Whooping Cough Is Also on the Rise Around the World
The U.K. has seen a steep climb in whopping cough cases over the past 20 years. From 2005 to 2011, there were 6,216 cases in the county. From 2012 to 2018, there were nearly 26,000.
Also known as pertussis, whopping cough is highly contagious and has symptoms like the common cold in the beginning. However, after about two weeks, thick mucus accumulates inside the airways, causing a prolonged, hacking cough that ends with a high-pitched "whoop" as the person takes in air.
Whooping cough is typically thought to be a children's disease, but adults can have it without knowing it. It causes 160,000 deaths around the world per year, half of which are children.

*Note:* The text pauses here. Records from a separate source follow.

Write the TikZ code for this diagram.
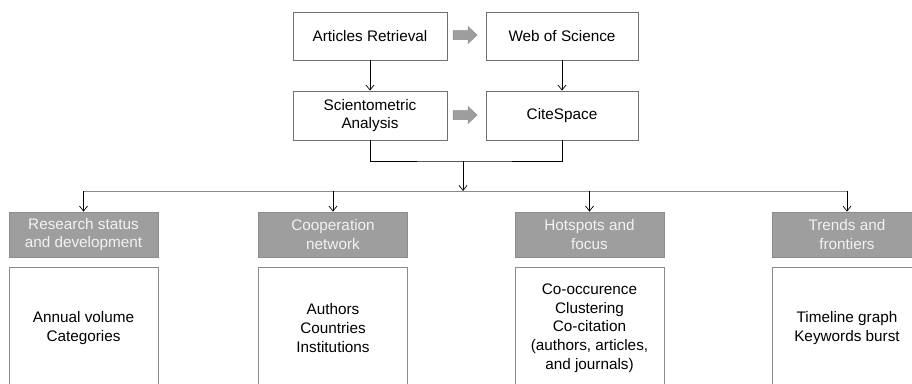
\documentclass[tikz,border=0pt]{standalone}
\usepackage{fontspec}
\setmainfont{Liberation Sans}
\usetikzlibrary{arrows.meta}
\definecolor{hdrfill}{HTML}{9E9E9E}
\definecolor{hdrtext}{HTML}{F2F2F2}
\definecolor{boxline}{HTML}{707070}
\definecolor{lightline}{HTML}{8C8C8C}
\begin{document}
\begin{tikzpicture}[x=1pt,y=-1pt,
  txt/.style={font=\fontsize{15.3}{18.7}\selectfont, align=center, text=black},
  topbox/.style={txt, draw=boxline, line width=0.8pt, fill=white, inner sep=0pt},
  hdrbox/.style={txt, draw=lightline, line width=0.8pt, fill=hdrfill, text=hdrtext, minimum width=149, minimum height=45, inner sep=0pt},
  itembox/.style={txt, draw=lightline, line width=0.8pt, fill=white, minimum width=149, minimum height=122, inner sep=0pt},
  conn/.style={draw=black, line width=0.7pt},
  arr/.style={conn, -{Straight Barb[length=5pt,width=8pt,line width=0.7pt]}},
  blockarrow/.style={fill=hdrfill, draw=lightline, line width=0.5pt}
]
\useasboundingbox (0,0) rectangle (912,383);
\clip (0,0) rectangle (912,383);

% top boxes
\node[topbox, minimum width=154, minimum height=48] (ar) at (370,36) {Articles Retrieval};
\node[topbox, minimum width=152, minimum height=48] (wos) at (562,36) {Web of Science};
\node[topbox, minimum width=154, minimum height=49] (sa) at (370,115.5) {Scientometric\\Analysis};
\node[topbox, minimum width=152, minimum height=49] (cs) at (562,115.5) {CiteSpace};

% block arrows
\filldraw[blockarrow] (453,30.5) -- (468,30.5) -- (468,26.5) -- (477,35) -- (468,43.5) -- (468,39.5) -- (453,39.5) -- cycle;
\filldraw[blockarrow] (453,110.5) -- (468,110.5) -- (468,106.5) -- (477,115) -- (468,123.5) -- (468,119.5) -- (453,119.5) -- cycle;

% vertical arrows
\draw[arr] (ar) -- (sa);
\draw[arr] (wos) -- (cs);

% merge
\coordinate (mj) at (463,161);
\coordinate (bus) at (463,191);
\draw[conn] (sa.south) |- (mj) -| (cs.south);
\draw[arr] (mj) -- (bus);

% headers
\node[hdrbox] (h1) at (83.5,234.5) {Research status\\and development};
\node[hdrbox] (h2) at (333,234.5) {Cooperation\\network};
\node[hdrbox] (h3) at (589.5,234.5) {Hotspots and\\focus};
\node[hdrbox] (h4) at (847,234.5) {Trends and\\frontiers};

% bus line
\draw[draw=lightline, line width=0.8pt] (h1.north |- bus) -- (h4.north |- bus);
\foreach \h in {h1,h2,h3,h4} {
  \draw[arr] (\h.north |- bus) -- (\h.north);
}

% item boxes
\node[itembox] (b1) at (83.5,328) {Annual volume\\Categories};
\node[itembox] (b2) at (333,328) {Authors\\Countries\\Institutions};
\node[itembox] (b3) at (589.5,328) {Co-occurence\\Clustering\\Co-citation\\(authors, articles,\\and journals)};
\node[itembox] (b4) at (847,328) {Timeline graph\\Keywords burst};
\end{tikzpicture}
\end{document}
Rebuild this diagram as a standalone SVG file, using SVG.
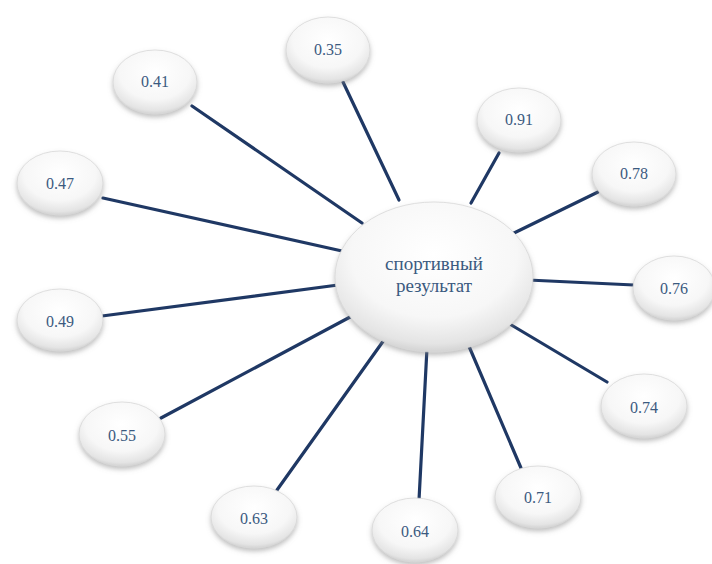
<svg xmlns="http://www.w3.org/2000/svg" width="712" height="564" viewBox="0 0 712 564">
<defs>
<radialGradient id="g" cx="0.5" cy="0.35" r="0.7">
<stop offset="0" stop-color="#ffffff"/>
<stop offset="0.6" stop-color="#f7f7f7"/>
<stop offset="0.85" stop-color="#e4e4e4"/>
<stop offset="1" stop-color="#c4c4c4"/>
</radialGradient>
<filter id="sh" x="-20%" y="-20%" width="140%" height="150%">
<feDropShadow dx="0" dy="3" stdDeviation="2.5" flood-color="#808080" flood-opacity="0.5"/>
</filter>
</defs>
<style>
.c line{stroke:#1f3864;stroke-width:3.2;stroke-linecap:round}
.n ellipse{fill:url(#g);stroke:#d8d8d8;stroke-width:0.8;filter:url(#sh)}
.n text{font-family:"Times New Roman","Liberation Serif",serif;font-size:16px;fill:#3b5a80;text-anchor:middle}
#center text{font-size:19px}
</style>
<rect width="712" height="564" fill="#ffffff"/>
<g class="c" id="connectors">
<line x1="192" y1="106" x2="362" y2="223"/>
<line x1="343" y1="82" x2="399" y2="200"/>
<line x1="499" y1="153" x2="471" y2="203"/>
<line x1="598" y1="192" x2="512" y2="234"/>
<line x1="103" y1="198" x2="342" y2="251"/>
<line x1="634" y1="285" x2="528" y2="280"/>
<line x1="102" y1="316" x2="338" y2="285"/>
<line x1="607" y1="382" x2="508" y2="323"/>
<line x1="161" y1="418" x2="352" y2="316"/>
<line x1="521" y1="468" x2="468" y2="344"/>
<line x1="277" y1="490" x2="384" y2="340"/>
<line x1="419" y1="500" x2="427" y2="348"/>
</g>
<g class="n" id="center"><ellipse cx="434" cy="277" rx="99" ry="75"/><text x="434" y="270">спортивный</text><text x="434" y="292">результат</text></g>
<g class="n" id="n035"><ellipse cx="328" cy="50" rx="42" ry="33"/><text x="328" y="55">0.35</text></g>
<g class="n" id="n041"><ellipse cx="155" cy="82" rx="42" ry="32"/><text x="155" y="87">0.41</text></g>
<g class="n" id="n091"><ellipse cx="519" cy="120" rx="42" ry="32"/><text x="519" y="125">0.91</text></g>
<g class="n" id="n078"><ellipse cx="634" cy="174" rx="42" ry="32"/><text x="634" y="179">0.78</text></g>
<g class="n" id="n047"><ellipse cx="60" cy="183" rx="43" ry="32"/><text x="60" y="189">0.47</text></g>
<g class="n" id="n076"><ellipse cx="674" cy="288" rx="41" ry="32"/><text x="674" y="294">0.76</text></g>
<g class="n" id="n049"><ellipse cx="60" cy="320" rx="43" ry="31"/><text x="60" y="327">0.49</text></g>
<g class="n" id="n074"><ellipse cx="644" cy="406" rx="43" ry="32"/><text x="644" y="413">0.74</text></g>
<g class="n" id="n055"><ellipse cx="122" cy="434" rx="43" ry="32"/><text x="122" y="441">0.55</text></g>
<g class="n" id="n071"><ellipse cx="538" cy="497" rx="43" ry="31"/><text x="538" y="503">0.71</text></g>
<g class="n" id="n063"><ellipse cx="254" cy="517" rx="43" ry="31"/><text x="254" y="524">0.63</text></g>
<g class="n" id="n064"><ellipse cx="415" cy="530" rx="43" ry="32"/><text x="415" y="537">0.64</text></g>
</svg>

The reason for the case increase? The current vaccine is less effective, and fewer people are getting vaccinated. It is also on the rise in the U.S. for the same reasons.
Despite Being Eliminated Stateside, There Have Been Measles Outbreaks in Recent Years
In 2000, measles was officially declared eliminated in the U.S. However, thousands of cases have been reported ever since. In 2019, an unvaccinated patron vacationing in Disneyland infected 300 people who were in the park at the same time.
The disease is extremely contagious, and the World Health Organization states that cases spiked by 80 percent at the start of 2022 as compared to the year before. People who are unvaccinated against measles are also unvaccinated against mumps and rubella — all three of these vaccines are grouped together in what is known as an MMR vaccine.
According to JAMA, measles vaccine refusal even creates a risk of the diseases in the vaccinated, as no vaccine is 100 percent effective.
On Top of Everything Else, We're Not Entirely Done with COVID
COVID continues to surge around the world, as the extremely contagious BA.5 subvariant is now the dominant strain.
Cases have risen again, and hospitalizations and deaths have also increased, as BA.5 is evading immunity from previous infections and vaccines. In other words, people are getting infected again and again. Hospitals are also suffering under this recent surge with staff turnover and worker burnout and illness.
The numbers of the infected may even be higher, as people are testing at home and not reporting their results. Mask wearing and vaccination in the event you catch COVID will lessen your chances of serious illness and hospitalization.